International sport governing body

The World Backgammon Federation (WBGF), formerly the European Backgammon Federation (EUBGF) until 2018, is the international body established to support and promote the table game of backgammon worldwide.

Their functions include the regulation of competition rules worldwide, the assessment and ranking of players and the establishment of regional governing bodies, and hosting tournaments internationally. Among their objectives is the legal recognition of backgammon as a mind sport at national and international levels.

According to their website their objectives consist of developing, improving, expanding, and promoting backgammon worldwide, uniting member federations and strengthening international cooperation, organizing and regulating global competitions, safeguarding the interests of members and represent them internationally, building common systems for rules, rankings and ethics, encouraging new national federations where none exist, upholding fair play, respect, and non discrimination in sports.

The WBGF is based in Schwaz, Austria.

== Member Nations ==
As of 2026 WBGF has over 40 member nations. WBGF has member nations from Europe, Americas, Asia Pacific, Middle East and Africa. Some of these member nations include Austria, Argentina, UAE, Turkiye, UK and Japan.

WBGF and WBGF's member nations both host tournaments. The tournaments hosted by WBGF's member nations can be local or international. These tournaments are hosted under WBGF's statutes.

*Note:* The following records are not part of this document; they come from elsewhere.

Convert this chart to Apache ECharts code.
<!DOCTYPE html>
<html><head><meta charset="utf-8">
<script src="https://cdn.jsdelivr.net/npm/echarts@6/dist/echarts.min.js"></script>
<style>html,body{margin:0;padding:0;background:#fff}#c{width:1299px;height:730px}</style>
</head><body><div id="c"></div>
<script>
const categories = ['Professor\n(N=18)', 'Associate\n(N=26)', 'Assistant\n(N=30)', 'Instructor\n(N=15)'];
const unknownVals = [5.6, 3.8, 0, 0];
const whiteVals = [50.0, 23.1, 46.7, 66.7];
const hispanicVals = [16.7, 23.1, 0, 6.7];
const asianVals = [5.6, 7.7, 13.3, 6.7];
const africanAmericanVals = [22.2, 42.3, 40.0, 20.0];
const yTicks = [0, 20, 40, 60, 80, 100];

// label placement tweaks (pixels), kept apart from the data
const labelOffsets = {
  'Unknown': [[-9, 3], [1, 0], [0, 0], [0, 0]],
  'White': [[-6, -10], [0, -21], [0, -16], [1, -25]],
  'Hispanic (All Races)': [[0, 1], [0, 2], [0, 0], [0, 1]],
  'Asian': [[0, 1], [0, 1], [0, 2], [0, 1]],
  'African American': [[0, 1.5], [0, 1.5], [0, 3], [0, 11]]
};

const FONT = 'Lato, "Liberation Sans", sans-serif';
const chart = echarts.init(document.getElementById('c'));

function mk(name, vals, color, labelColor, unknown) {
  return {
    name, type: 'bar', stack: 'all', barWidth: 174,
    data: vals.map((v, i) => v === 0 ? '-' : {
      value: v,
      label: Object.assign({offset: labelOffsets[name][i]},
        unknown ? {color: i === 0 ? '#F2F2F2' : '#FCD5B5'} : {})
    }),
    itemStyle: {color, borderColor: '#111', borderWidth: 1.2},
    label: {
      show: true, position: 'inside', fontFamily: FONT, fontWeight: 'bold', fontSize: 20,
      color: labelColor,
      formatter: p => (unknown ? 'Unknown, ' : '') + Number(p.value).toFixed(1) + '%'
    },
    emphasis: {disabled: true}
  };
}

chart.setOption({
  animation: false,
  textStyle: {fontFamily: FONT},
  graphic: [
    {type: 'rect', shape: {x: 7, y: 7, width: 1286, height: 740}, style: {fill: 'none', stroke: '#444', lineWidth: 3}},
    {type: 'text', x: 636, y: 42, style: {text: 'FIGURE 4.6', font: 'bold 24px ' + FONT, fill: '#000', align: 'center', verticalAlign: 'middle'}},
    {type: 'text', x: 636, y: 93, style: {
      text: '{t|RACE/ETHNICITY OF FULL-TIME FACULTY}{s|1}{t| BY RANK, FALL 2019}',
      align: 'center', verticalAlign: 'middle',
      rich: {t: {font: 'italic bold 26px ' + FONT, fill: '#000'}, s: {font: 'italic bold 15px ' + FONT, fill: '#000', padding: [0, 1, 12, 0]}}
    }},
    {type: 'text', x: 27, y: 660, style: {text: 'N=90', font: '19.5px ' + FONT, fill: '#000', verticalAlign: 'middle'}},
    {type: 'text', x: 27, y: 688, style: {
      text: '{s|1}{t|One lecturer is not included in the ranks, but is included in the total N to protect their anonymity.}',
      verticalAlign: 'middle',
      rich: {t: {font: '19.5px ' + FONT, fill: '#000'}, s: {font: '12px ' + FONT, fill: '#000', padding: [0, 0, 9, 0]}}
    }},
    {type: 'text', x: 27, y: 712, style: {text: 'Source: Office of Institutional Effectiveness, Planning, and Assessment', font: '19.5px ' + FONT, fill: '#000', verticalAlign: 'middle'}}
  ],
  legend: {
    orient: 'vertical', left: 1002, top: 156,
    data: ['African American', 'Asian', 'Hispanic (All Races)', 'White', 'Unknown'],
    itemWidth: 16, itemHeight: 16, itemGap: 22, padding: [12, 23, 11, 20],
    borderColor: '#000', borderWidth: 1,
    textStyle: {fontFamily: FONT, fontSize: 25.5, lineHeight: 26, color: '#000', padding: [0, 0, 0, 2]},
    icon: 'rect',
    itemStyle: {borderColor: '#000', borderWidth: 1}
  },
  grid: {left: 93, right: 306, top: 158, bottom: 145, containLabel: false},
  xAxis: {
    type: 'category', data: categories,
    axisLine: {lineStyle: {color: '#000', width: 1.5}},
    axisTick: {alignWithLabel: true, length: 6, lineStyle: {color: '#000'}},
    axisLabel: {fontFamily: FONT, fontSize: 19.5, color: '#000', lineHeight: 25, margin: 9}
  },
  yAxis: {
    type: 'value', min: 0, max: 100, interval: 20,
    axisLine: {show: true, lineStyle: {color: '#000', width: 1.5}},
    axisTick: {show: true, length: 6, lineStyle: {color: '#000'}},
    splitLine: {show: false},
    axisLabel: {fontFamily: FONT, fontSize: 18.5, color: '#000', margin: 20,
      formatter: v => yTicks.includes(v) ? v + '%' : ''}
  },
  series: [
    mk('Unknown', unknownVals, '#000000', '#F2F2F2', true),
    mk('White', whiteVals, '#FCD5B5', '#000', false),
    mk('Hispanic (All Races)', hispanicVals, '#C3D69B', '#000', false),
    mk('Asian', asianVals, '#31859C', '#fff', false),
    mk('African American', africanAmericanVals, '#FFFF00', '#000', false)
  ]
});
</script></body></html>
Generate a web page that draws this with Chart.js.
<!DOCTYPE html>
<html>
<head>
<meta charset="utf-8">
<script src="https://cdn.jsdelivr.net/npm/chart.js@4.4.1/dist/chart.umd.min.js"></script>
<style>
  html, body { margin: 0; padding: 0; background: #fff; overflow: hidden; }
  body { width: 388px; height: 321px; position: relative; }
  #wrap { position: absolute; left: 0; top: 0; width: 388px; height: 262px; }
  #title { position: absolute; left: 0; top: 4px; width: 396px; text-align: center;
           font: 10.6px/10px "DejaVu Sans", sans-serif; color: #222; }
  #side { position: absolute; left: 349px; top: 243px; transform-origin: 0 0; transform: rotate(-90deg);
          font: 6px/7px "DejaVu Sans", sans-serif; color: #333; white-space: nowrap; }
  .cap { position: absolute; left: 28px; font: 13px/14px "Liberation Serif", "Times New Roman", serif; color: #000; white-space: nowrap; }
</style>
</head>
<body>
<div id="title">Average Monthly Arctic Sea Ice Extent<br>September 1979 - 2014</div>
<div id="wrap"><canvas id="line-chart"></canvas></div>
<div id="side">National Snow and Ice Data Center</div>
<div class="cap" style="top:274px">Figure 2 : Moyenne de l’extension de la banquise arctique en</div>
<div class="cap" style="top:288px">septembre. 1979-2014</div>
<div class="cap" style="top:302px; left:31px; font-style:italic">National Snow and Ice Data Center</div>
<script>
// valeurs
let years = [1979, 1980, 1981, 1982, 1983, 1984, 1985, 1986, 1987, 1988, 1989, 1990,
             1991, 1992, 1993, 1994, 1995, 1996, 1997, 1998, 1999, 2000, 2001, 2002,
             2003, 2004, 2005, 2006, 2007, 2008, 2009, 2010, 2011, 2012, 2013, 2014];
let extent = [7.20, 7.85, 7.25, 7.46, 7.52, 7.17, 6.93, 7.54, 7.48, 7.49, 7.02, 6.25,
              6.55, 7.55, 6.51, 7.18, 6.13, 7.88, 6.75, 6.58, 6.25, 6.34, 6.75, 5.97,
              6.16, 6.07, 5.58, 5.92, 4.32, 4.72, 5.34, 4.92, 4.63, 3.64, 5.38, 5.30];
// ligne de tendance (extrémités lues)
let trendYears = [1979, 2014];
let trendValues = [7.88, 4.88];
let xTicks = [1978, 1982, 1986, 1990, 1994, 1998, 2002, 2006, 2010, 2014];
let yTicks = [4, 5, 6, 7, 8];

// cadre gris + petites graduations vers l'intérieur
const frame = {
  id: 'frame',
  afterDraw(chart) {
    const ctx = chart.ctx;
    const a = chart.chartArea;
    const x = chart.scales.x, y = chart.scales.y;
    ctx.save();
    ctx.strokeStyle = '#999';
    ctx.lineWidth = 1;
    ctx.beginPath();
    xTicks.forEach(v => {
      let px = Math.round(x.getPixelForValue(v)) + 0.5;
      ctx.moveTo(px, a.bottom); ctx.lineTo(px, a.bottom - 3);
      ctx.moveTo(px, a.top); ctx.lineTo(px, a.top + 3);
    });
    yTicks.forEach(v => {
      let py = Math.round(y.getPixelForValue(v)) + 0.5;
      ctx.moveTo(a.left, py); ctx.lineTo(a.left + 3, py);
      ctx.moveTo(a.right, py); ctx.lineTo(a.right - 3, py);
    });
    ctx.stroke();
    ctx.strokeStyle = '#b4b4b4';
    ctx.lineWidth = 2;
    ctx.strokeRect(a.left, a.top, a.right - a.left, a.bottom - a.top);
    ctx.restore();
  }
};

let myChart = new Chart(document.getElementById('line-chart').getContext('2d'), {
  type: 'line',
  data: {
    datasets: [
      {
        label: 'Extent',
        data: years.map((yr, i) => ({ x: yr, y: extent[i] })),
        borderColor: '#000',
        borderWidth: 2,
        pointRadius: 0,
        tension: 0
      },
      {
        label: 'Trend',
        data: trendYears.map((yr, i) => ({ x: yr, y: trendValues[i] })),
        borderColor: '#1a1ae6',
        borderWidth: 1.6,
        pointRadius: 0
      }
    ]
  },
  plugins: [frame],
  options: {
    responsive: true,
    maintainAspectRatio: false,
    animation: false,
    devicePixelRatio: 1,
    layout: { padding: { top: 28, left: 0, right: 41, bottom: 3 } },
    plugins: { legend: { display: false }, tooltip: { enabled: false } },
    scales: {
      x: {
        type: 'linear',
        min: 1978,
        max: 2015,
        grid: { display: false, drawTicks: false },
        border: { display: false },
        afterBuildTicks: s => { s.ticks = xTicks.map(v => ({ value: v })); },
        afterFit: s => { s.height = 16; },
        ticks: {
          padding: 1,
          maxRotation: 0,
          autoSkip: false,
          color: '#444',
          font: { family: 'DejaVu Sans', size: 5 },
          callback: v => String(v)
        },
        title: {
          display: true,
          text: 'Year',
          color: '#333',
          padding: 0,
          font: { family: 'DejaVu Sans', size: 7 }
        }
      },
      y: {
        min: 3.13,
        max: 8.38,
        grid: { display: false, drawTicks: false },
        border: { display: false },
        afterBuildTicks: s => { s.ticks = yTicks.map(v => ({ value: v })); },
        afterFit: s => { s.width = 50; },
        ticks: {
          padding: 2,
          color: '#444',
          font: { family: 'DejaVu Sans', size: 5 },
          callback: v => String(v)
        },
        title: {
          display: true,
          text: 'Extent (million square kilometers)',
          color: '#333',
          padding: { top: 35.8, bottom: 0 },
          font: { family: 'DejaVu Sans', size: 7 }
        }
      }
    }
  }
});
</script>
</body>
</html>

WBGF's most prestigious tournaments as of 2026 are the WBGF World Teams Championship, WBGF World Women's Team Championship and WBGF World Individual Championship.

== WBGF Executive Board ==
As of 2026 the WBGF's Executive Board consists of Bernhard Mayr from Austria as the President, Joe Russell from USA as the Vice-President, Masayuki “Mochy” Mochizuki from Japan and Karen Davis from USA as Honorary President(s), Ata Bulut Bostan from Turkiye as Secretary-General, Arda Fındıkoğlu from Turkiye as Tournament Director, Julie Thabault from France as Treasurer, Raj Jansari from UK as Lawyer, Christian Klebajn from Denmark, Patrick Gebeili from UAE, Fernando Neumark from Argentina, Michail Proukakis from Greece as board members.

According to the statutes board members are elected and elections are made in General Assemblies of the World Backgammon Federation.